The theme of what is the eighth annual holding of the conference is Coaching Children: Building a Platform for Lifelong Involvement in Gaelic Games.
Daly explains the rationale behind this year’s event, administered by Peter Horgan, the GAA’s youth and education officer, and games development manager Jimmy Darcy.
“The coaching spectrum can be divided into child, youth and adult – all parts with their own specific requirements – so it would be a pretty broad task to try to traverse all three.”
He also believes that the quality of children’s coaching has greatly improved over the course of the past 10 years despite some reservations about the decreasing emphasis on competition.
“Children are not mini-adults,” he says, “and shouldn’t be treated as such.
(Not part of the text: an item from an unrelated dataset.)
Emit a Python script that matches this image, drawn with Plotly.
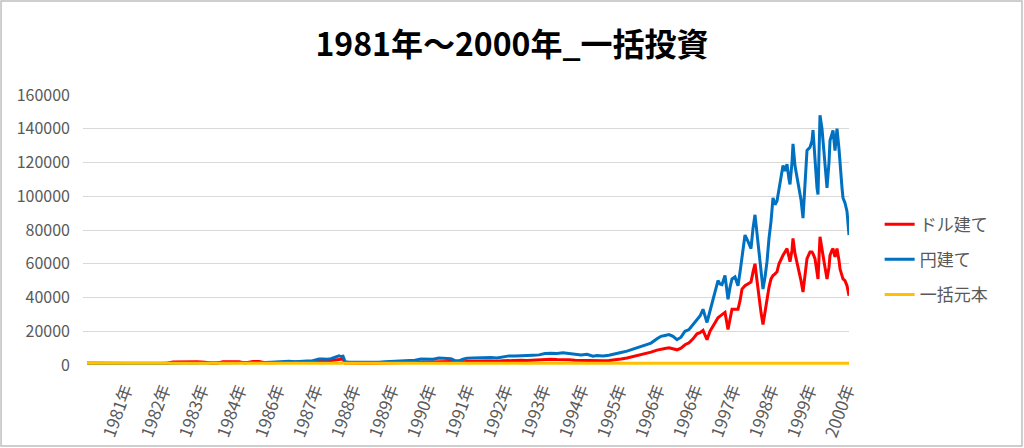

“Skills development rather than winning should be the emphasis. Kids are competitive but competition should be a useful or enjoyable part of the construct rather than its purpose.
“Everyone wants to win when competing but at that age what is more important: the child’s development or the winning? Making the effort and learning how to play is of more value to children at that stage of their development.
“For instance some children who experience success in competition can do so because they have physical advantages, which won’t last as they get older. If winning has become the centre of their experience they will find it hard to adjust when they can no longer dominate games. Children’s coaching should be about learning to play.”